Input data:
————

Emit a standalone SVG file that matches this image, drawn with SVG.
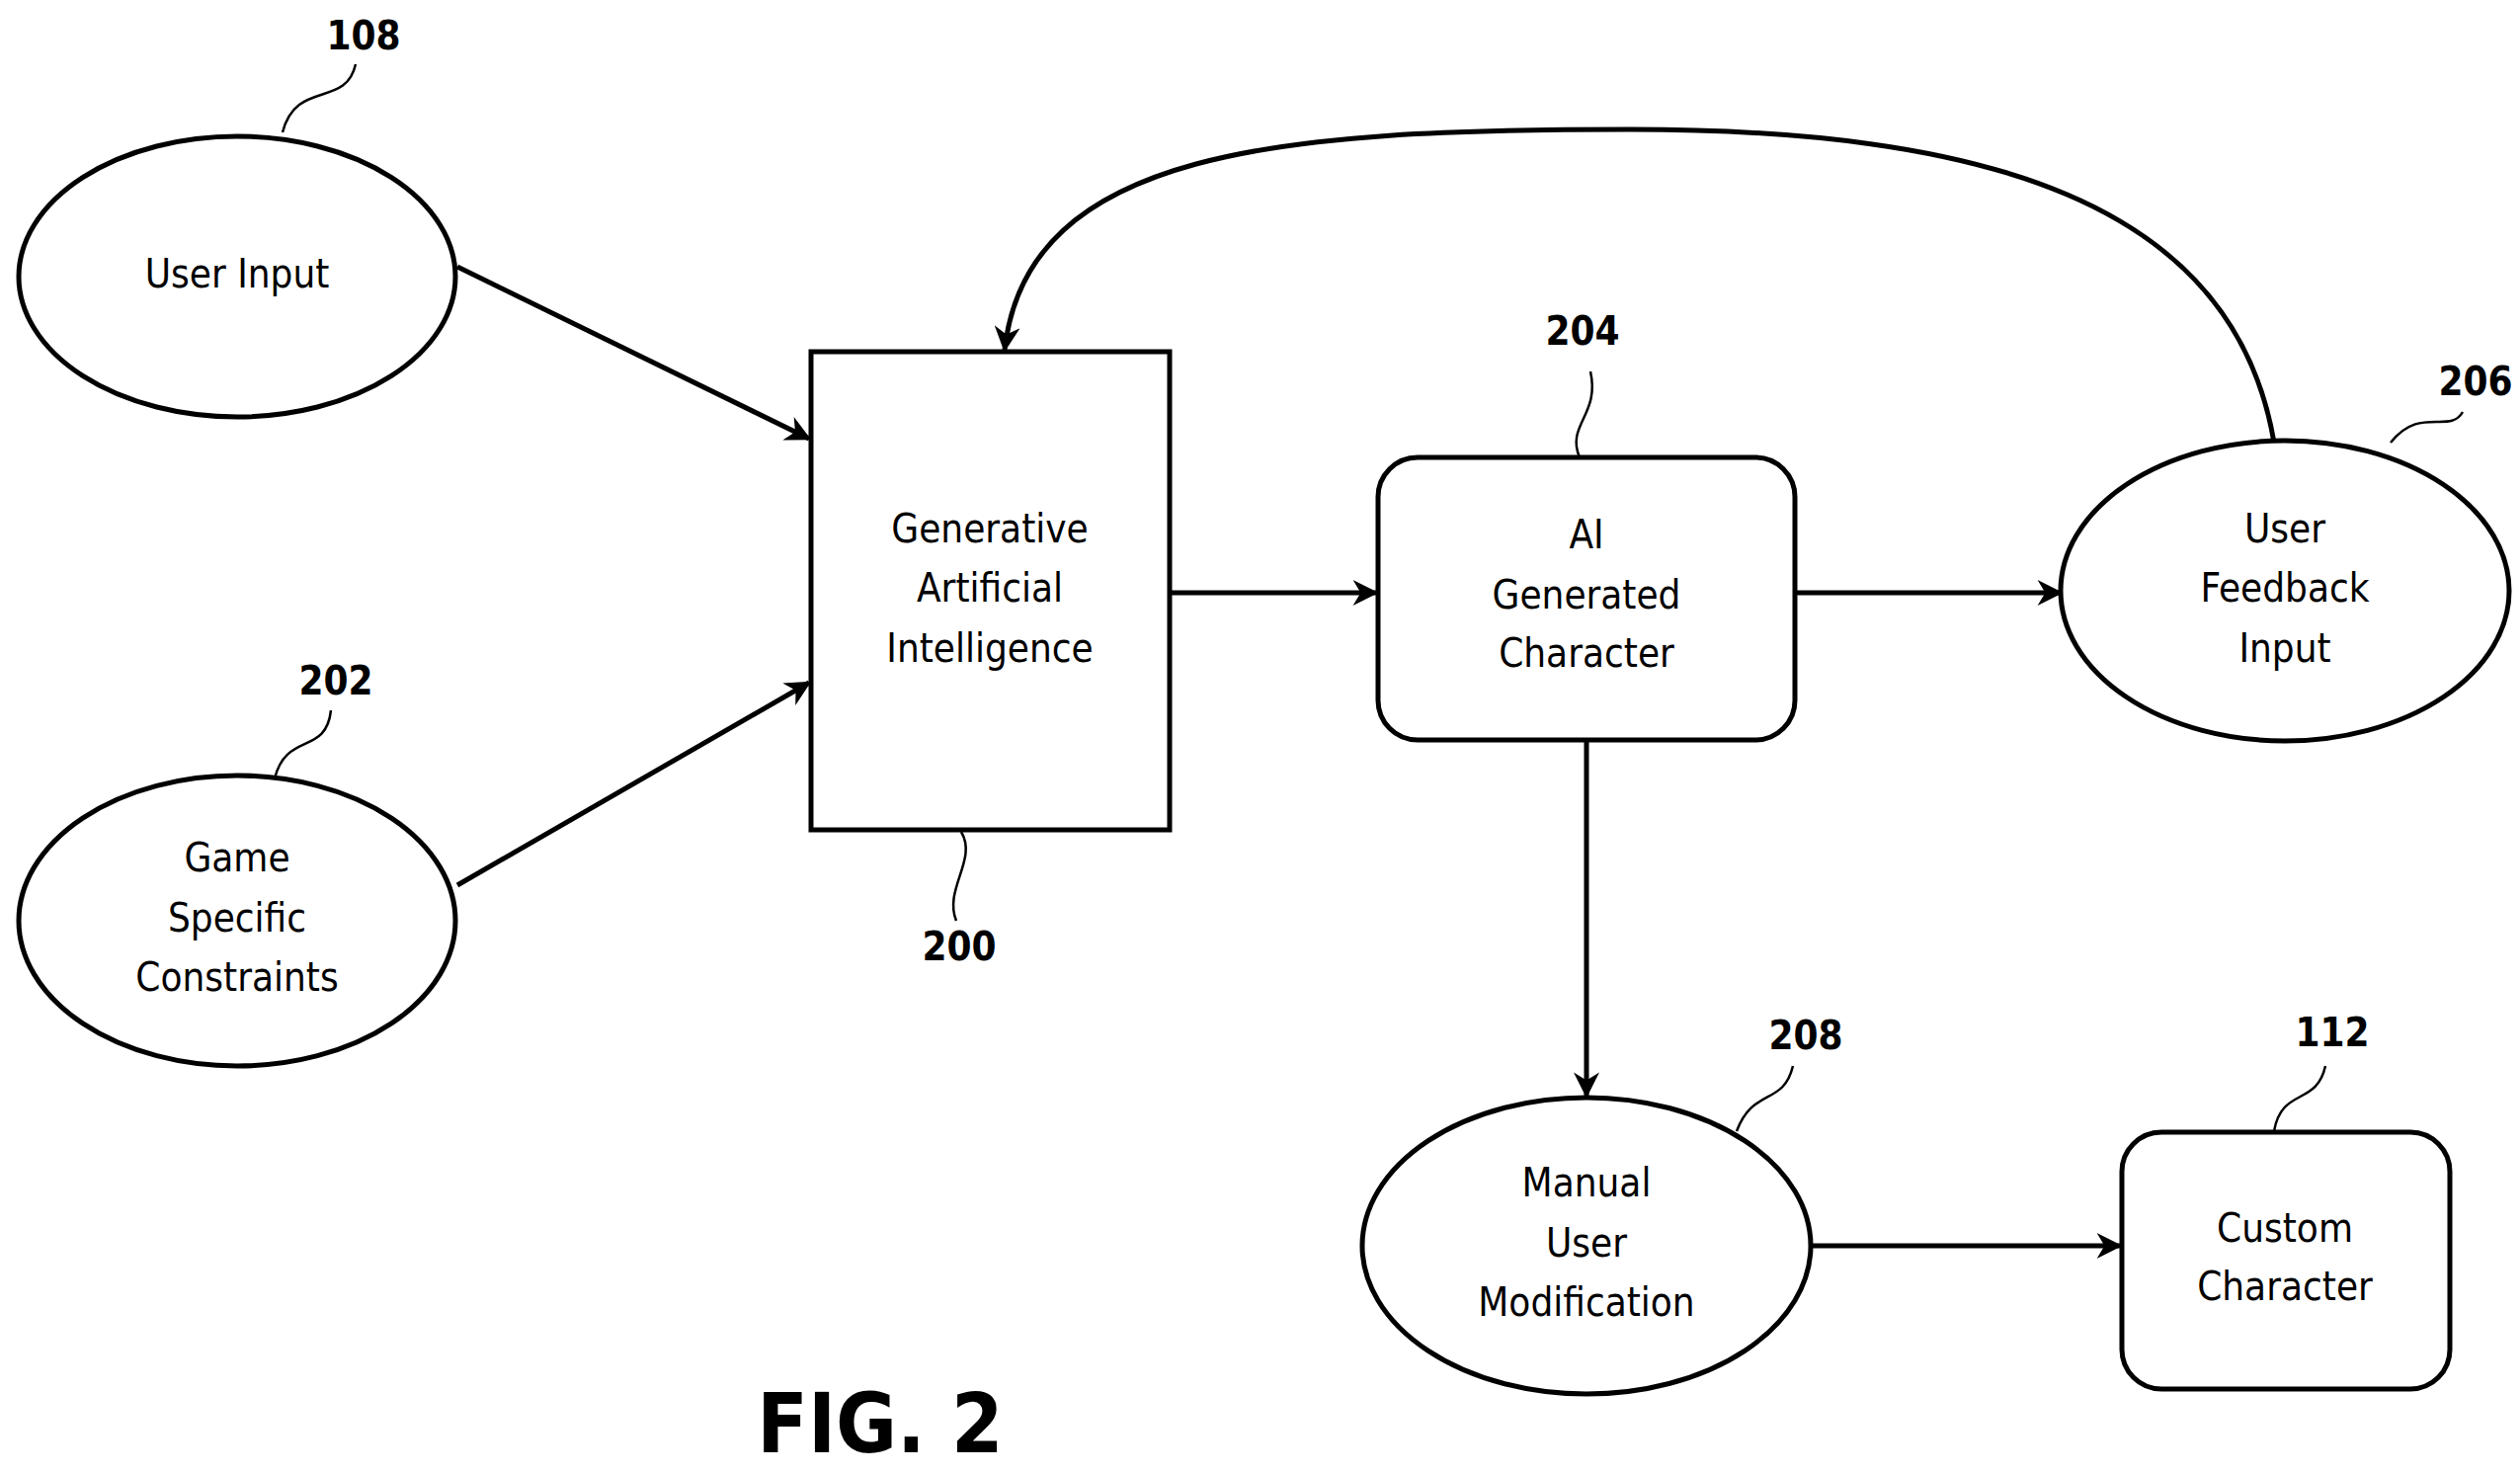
<svg xmlns="http://www.w3.org/2000/svg" width="2551" height="1491" viewBox="0 0 2551 1491">
<style>
.s{fill:#fff;stroke:#000;stroke-width:5}
.t{font-family:"DejaVu Sans Condensed","Liberation Sans",sans-serif;font-size:40px;text-anchor:middle;dominant-baseline:middle}
.l{font-family:"DejaVu Sans Condensed","Liberation Sans",sans-serif;font-weight:bold;font-size:40px;text-anchor:middle;dominant-baseline:middle}
.c{fill:none;stroke:#000;stroke-width:5}
.q{fill:none;stroke:#000;stroke-width:2.5}
</style>
<defs><marker id="a" markerWidth="10" markerHeight="10" refX="9" refY="5" orient="auto" markerUnits="userSpaceOnUse" viewBox="0 0 10 10"><path d="M0,0 L10,5 L0,10 L3,5Z"/></marker>
<marker id="b" viewBox="0 0 10 10" refX="9" refY="5" markerWidth="30" markerHeight="26" orient="auto" markerUnits="userSpaceOnUse"><path d="M0,0 L10,5 L0,10 L3,5Z"/></marker></defs>
<rect width="2551" height="1491" fill="#fff"/>
<g id="connectors">
<path class="c" d="M463,270 L819,444" marker-end="url(#b)"/>
<path class="c" d="M463,896 L819,691" marker-end="url(#b)"/>
<path class="c" d="M1184,600 L1393,600" marker-end="url(#b)"/>
<path class="c" d="M1817,600 L2086,600" marker-end="url(#b)"/>
<path class="c" d="M1606,749 L1606,1109" marker-end="url(#b)"/>
<path class="c" d="M1833,1261 L2146,1261" marker-end="url(#b)"/>
<path class="c" d="M2302,448 C2260,200 2000,131 1650,131 C1300,131 1040,150 1017,354" marker-end="url(#b)"/>
</g>
<g id="n108"><ellipse class="s" cx="240" cy="280" rx="221" ry="142"/><text class="t" x="240" y="280">User Input</text>
<path class="q" d="M286,134 C300,80 350,110 360,65"/><text class="l" x="368" y="39">108</text></g>
<g id="n202"><ellipse class="s" cx="240" cy="932" rx="221" ry="147"/><text class="t" x="240" y="871">Game</text><text class="t" x="240" y="932">Specific</text><text class="t" x="240" y="992">Constraints</text>
<path class="q" d="M278,788 C290,740 330,765 335,719"/><text class="l" x="340" y="692">202</text></g>
<g id="n200"><rect class="s" x="821" y="356" width="363" height="484"/><text class="t" x="1002" y="538">Generative</text><text class="t" x="1002" y="598">Artificial</text><text class="t" x="1002" y="659">Intelligence</text>
<path class="q" d="M973,842 C990,870 955,900 968,932"/><text class="l" x="971" y="961">200</text></g>
<g id="n204"><rect class="s" x="1395" y="463" width="422" height="286" rx="40"/><text class="t" x="1606" y="544">AI</text><text class="t" x="1606" y="605">Generated</text><text class="t" x="1606" y="664">Character</text>
<path class="q" d="M1610,376 C1620,420 1585,430 1599,463"/><text class="l" x="1602" y="338">204</text></g>
<g id="n206"><ellipse class="s" cx="2313" cy="598" rx="227" ry="152"/><text class="t" x="2313" y="538">User</text><text class="t" x="2313" y="598">Feedback</text><text class="t" x="2313" y="659">Input</text>
<path class="q" d="M2420,448 C2450,410 2480,440 2493,417"/><text class="l" x="2506" y="389">206</text></g>
<g id="n208"><ellipse class="s" cx="1606" cy="1261" rx="227" ry="150"/><text class="t" x="1606" y="1200">Manual</text><text class="t" x="1606" y="1261">User</text><text class="t" x="1606" y="1321">Modification</text>
<path class="q" d="M1758,1145 C1775,1100 1805,1120 1815,1079"/><text class="l" x="1828" y="1051">208</text></g>
<g id="n112"><rect class="s" x="2148" y="1146" width="332" height="260" rx="40"/><text class="t" x="2313" y="1246">Custom</text><text class="t" x="2313" y="1305">Character</text>
<path class="q" d="M2302,1145 C2310,1100 2345,1120 2354,1079"/><text class="l" x="2361" y="1048">112</text></g>
<text font-family="DejaVu Sans Condensed,Liberation Sans,sans-serif" font-weight="bold" font-size="84" text-anchor="middle" x="891" y="1470">FIG. 2</text>
</svg>
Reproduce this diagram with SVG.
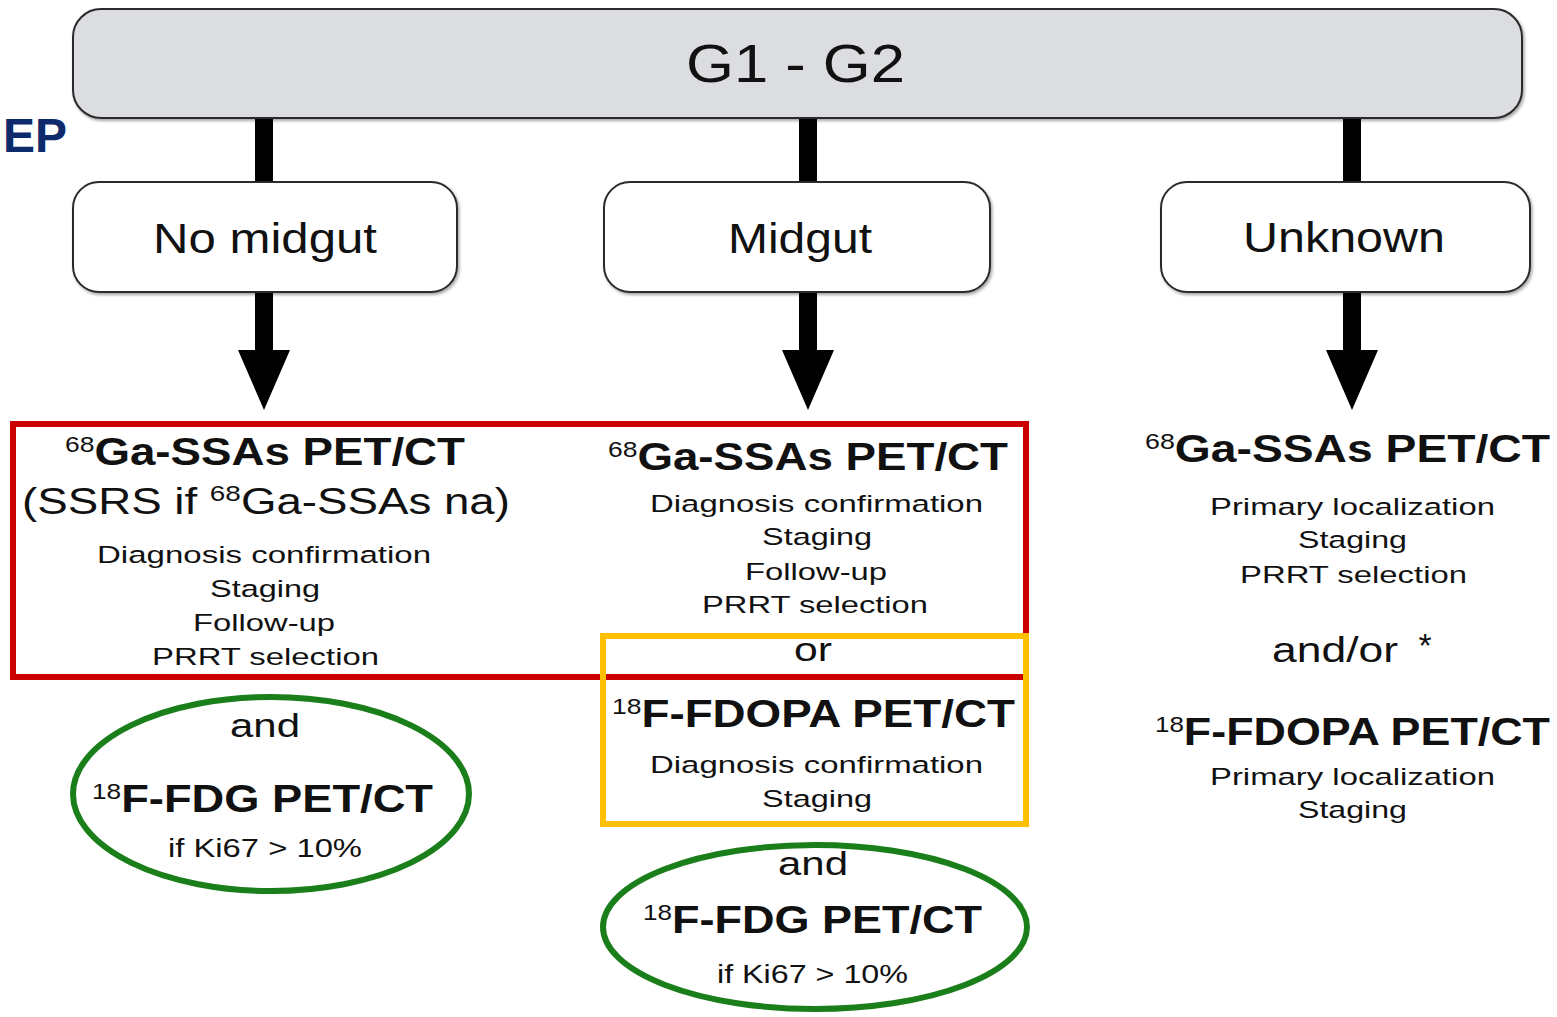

————

Exercise: Reproduce the entries above without change, omitting all pictures.

Output for this task:
Emit a standalone SVG file that matches this image, drawn with SVG.
<svg xmlns="http://www.w3.org/2000/svg" width="2551" height="1491" viewBox="0 0 2551 1491">
<style>
.s{fill:#fff;stroke:#000;stroke-width:5}
.t{font-family:"DejaVu Sans Condensed","Liberation Sans",sans-serif;font-size:40px;text-anchor:middle;dominant-baseline:middle}
.l{font-family:"DejaVu Sans Condensed","Liberation Sans",sans-serif;font-weight:bold;font-size:40px;text-anchor:middle;dominant-baseline:middle}
.c{fill:none;stroke:#000;stroke-width:5}
.q{fill:none;stroke:#000;stroke-width:2.5}
</style>
<defs><marker id="a" markerWidth="10" markerHeight="10" refX="9" refY="5" orient="auto" markerUnits="userSpaceOnUse" viewBox="0 0 10 10"><path d="M0,0 L10,5 L0,10 L3,5Z"/></marker>
<marker id="b" viewBox="0 0 10 10" refX="9" refY="5" markerWidth="30" markerHeight="26" orient="auto" markerUnits="userSpaceOnUse"><path d="M0,0 L10,5 L0,10 L3,5Z"/></marker></defs>
<rect width="2551" height="1491" fill="#fff"/>
<g id="connectors">
<path class="c" d="M463,270 L819,444" marker-end="url(#b)"/>
<path class="c" d="M463,896 L819,691" marker-end="url(#b)"/>
<path class="c" d="M1184,600 L1393,600" marker-end="url(#b)"/>
<path class="c" d="M1817,600 L2086,600" marker-end="url(#b)"/>
<path class="c" d="M1606,749 L1606,1109" marker-end="url(#b)"/>
<path class="c" d="M1833,1261 L2146,1261" marker-end="url(#b)"/>
<path class="c" d="M2302,448 C2260,200 2000,131 1650,131 C1300,131 1040,150 1017,354" marker-end="url(#b)"/>
</g>
<g id="n108"><ellipse class="s" cx="240" cy="280" rx="221" ry="142"/><text class="t" x="240" y="280">User Input</text>
<path class="q" d="M286,134 C300,80 350,110 360,65"/><text class="l" x="368" y="39">108</text></g>
<g id="n202"><ellipse class="s" cx="240" cy="932" rx="221" ry="147"/><text class="t" x="240" y="871">Game</text><text class="t" x="240" y="932">Specific</text><text class="t" x="240" y="992">Constraints</text>
<path class="q" d="M278,788 C290,740 330,765 335,719"/><text class="l" x="340" y="692">202</text></g>
<g id="n200"><rect class="s" x="821" y="356" width="363" height="484"/><text class="t" x="1002" y="538">Generative</text><text class="t" x="1002" y="598">Artificial</text><text class="t" x="1002" y="659">Intelligence</text>
<path class="q" d="M973,842 C990,870 955,900 968,932"/><text class="l" x="971" y="961">200</text></g>
<g id="n204"><rect class="s" x="1395" y="463" width="422" height="286" rx="40"/><text class="t" x="1606" y="544">AI</text><text class="t" x="1606" y="605">Generated</text><text class="t" x="1606" y="664">Character</text>
<path class="q" d="M1610,376 C1620,420 1585,430 1599,463"/><text class="l" x="1602" y="338">204</text></g>
<g id="n206"><ellipse class="s" cx="2313" cy="598" rx="227" ry="152"/><text class="t" x="2313" y="538">User</text><text class="t" x="2313" y="598">Feedback</text><text class="t" x="2313" y="659">Input</text>
<path class="q" d="M2420,448 C2450,410 2480,440 2493,417"/><text class="l" x="2506" y="389">206</text></g>
<g id="n208"><ellipse class="s" cx="1606" cy="1261" rx="227" ry="150"/><text class="t" x="1606" y="1200">Manual</text><text class="t" x="1606" y="1261">User</text><text class="t" x="1606" y="1321">Modification</text>
<path class="q" d="M1758,1145 C1775,1100 1805,1120 1815,1079"/><text class="l" x="1828" y="1051">208</text></g>
<g id="n112"><rect class="s" x="2148" y="1146" width="332" height="260" rx="40"/><text class="t" x="2313" y="1246">Custom</text><text class="t" x="2313" y="1305">Character</text>
<path class="q" d="M2302,1145 C2310,1100 2345,1120 2354,1079"/><text class="l" x="2361" y="1048">112</text></g>
<text font-family="DejaVu Sans Condensed,Liberation Sans,sans-serif" font-weight="bold" font-size="84" text-anchor="middle" x="891" y="1470">FIG. 2</text>
</svg>
Reproduce this diagram with SVG.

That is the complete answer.